UNHCR goodwill envoy arrives from China

Published December 16, 2015
Yao Chen  is an acclaimed Chinese actress and one of the world’s top micro-bloggers with 71 million fans on social media. -Wikimedia Commons
Yao Chen is an acclaimed Chinese actress and one of the world’s top micro-bloggers with 71 million fans on social media. -Wikimedia Commons

ISLAMABAD: The UNHCR’s Goodwill Ambassador in China Yao Chen arrived here on Tuesday on a four-day visit to meet Afghan refugees and garner support for the education of their children.

She is an acclaimed Chinese actress and one of the world’s top micro-bloggers with 71 million fans on social media. She was also named the 83rd most powerful woman by Forbes this year.

Yao Chen will meet the 2015 Nansen Refugee Award laureate Aqeela Asifi, a teacher who became an agent of change through her brave and tireless dedication to education for Afghan refugee girls in Kot Chandana village while herself overcoming the struggle of life in exile.

Ms Yao, during her interaction with various stakeholders, will underline the importance of investing in refugee education and youth empowerment as the best means to ensuring peaceful development in Afghanistan.

She called on Minister for States and Frontier Regions Abdul Qadir Baloch and Chief Commissioner for Afghan Refugees Dr Imran Zeb Khan. She commended Pakistan for its exemplary hospitality towards refugees and said the country’s contribution to the global refugee cause deserved full recognition and support by the international community, “particularly at the time when we witness increased push backs of refugees, asylum fatigue and diminishing solidarity to refugee hosting communities”.

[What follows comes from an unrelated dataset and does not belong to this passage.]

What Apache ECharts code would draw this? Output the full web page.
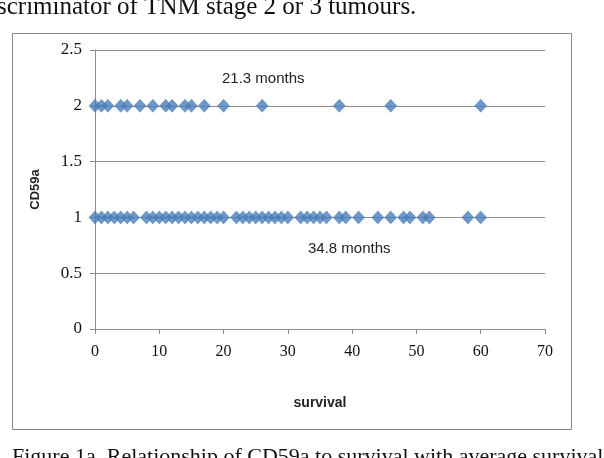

According to United Nations refugee agency, the goodwill ambassador’s visit comes at a time when influx of refugees and migrants to Europe has reached new levels, dominating headlines and prompting stormy political debate, but pushing the decades-old Afghan refugee issue into the background.

Pakistan continues to hosts the largest protracted refugee population for over three decades. Children and youth below the age of 30 constitute 80 per cent of the 1.5 million registered refugees in the country.